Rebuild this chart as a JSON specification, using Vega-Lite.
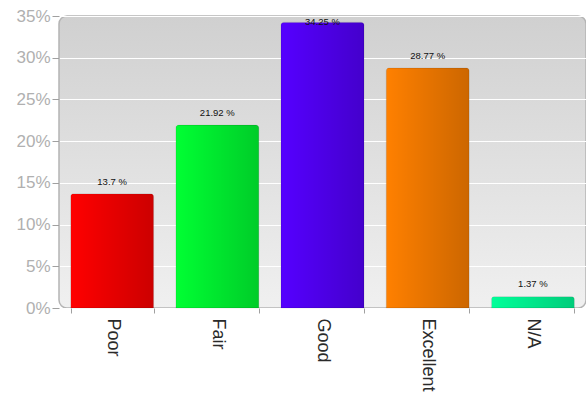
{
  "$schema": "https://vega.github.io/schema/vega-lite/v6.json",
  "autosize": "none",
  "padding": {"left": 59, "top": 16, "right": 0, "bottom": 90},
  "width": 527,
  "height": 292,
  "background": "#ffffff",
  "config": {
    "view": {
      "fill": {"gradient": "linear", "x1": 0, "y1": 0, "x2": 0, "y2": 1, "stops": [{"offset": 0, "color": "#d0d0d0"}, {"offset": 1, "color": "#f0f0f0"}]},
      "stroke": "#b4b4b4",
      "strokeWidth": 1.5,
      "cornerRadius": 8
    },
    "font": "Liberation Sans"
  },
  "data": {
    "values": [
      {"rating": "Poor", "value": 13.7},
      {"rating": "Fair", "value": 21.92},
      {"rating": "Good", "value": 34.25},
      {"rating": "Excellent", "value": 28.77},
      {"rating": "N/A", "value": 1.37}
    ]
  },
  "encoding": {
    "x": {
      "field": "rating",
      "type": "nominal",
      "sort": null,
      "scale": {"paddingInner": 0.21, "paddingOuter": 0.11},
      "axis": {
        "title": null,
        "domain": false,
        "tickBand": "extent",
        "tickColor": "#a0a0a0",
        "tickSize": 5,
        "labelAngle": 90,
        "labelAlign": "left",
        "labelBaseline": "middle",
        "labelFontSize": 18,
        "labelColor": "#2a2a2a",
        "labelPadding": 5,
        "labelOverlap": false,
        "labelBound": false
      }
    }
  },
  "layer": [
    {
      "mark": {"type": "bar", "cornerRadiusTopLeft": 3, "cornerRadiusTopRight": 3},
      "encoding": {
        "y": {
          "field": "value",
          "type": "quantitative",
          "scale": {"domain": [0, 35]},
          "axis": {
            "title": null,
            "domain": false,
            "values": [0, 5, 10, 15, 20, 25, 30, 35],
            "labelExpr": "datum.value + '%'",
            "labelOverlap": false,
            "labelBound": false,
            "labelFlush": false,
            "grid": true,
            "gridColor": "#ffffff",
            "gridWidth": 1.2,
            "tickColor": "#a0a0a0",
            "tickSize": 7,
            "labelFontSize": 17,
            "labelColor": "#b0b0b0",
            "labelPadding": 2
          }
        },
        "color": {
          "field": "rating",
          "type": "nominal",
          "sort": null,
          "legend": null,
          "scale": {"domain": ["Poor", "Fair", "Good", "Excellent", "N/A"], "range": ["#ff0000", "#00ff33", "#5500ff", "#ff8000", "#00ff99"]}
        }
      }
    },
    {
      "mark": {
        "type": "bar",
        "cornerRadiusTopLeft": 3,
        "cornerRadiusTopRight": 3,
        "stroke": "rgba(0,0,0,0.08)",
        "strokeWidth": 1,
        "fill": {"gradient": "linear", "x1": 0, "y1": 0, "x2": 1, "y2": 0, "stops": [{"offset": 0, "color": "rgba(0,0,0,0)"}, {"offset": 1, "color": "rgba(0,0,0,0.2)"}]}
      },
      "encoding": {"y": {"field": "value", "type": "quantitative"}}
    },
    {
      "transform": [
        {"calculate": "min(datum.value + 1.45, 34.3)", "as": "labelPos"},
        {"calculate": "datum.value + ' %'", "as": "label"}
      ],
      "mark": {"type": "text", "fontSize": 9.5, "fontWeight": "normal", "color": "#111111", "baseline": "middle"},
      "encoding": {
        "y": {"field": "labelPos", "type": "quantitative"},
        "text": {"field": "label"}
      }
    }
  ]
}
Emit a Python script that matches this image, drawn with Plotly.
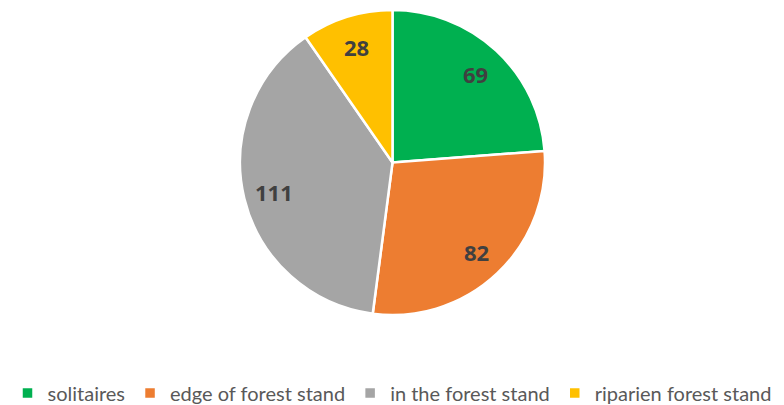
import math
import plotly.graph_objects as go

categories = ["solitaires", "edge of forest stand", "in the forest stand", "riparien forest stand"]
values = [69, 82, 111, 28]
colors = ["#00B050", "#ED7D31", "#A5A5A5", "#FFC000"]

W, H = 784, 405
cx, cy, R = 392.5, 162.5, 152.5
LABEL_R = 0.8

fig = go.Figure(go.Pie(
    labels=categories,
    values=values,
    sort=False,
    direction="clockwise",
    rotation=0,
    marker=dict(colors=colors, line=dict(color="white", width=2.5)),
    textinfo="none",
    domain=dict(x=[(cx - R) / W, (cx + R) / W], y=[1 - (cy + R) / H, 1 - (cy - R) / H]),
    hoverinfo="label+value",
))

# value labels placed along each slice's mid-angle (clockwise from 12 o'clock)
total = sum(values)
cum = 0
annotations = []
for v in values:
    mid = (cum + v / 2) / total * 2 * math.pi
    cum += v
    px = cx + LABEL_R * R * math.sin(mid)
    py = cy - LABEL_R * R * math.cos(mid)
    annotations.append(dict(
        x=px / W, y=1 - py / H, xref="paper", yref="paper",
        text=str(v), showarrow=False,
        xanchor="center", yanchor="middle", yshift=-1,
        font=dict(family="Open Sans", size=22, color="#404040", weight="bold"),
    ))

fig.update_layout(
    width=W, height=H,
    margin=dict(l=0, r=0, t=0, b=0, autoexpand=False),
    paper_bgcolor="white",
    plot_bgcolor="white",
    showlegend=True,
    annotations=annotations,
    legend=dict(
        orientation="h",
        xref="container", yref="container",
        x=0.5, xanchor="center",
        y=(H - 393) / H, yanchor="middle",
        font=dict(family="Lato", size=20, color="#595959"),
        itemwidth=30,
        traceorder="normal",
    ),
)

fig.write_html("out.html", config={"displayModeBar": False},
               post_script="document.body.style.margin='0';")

____________________

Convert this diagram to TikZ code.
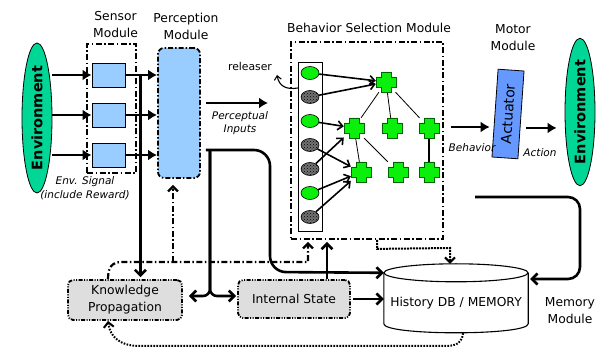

____________________

:: Your goal ::
Copy only what runs above from the line containing "Emit a Python" through the line containing "LABEL_R = 0.8", exactly. Leave out the pictures.

:: The result ::
Emit a Python script that matches this image, drawn with Plotly.
import math
import plotly.graph_objects as go

categories = ["solitaires", "edge of forest stand", "in the forest stand", "riparien forest stand"]
values = [69, 82, 111, 28]
colors = ["#00B050", "#ED7D31", "#A5A5A5", "#FFC000"]

W, H = 784, 405
cx, cy, R = 392.5, 162.5, 152.5
LABEL_R = 0.8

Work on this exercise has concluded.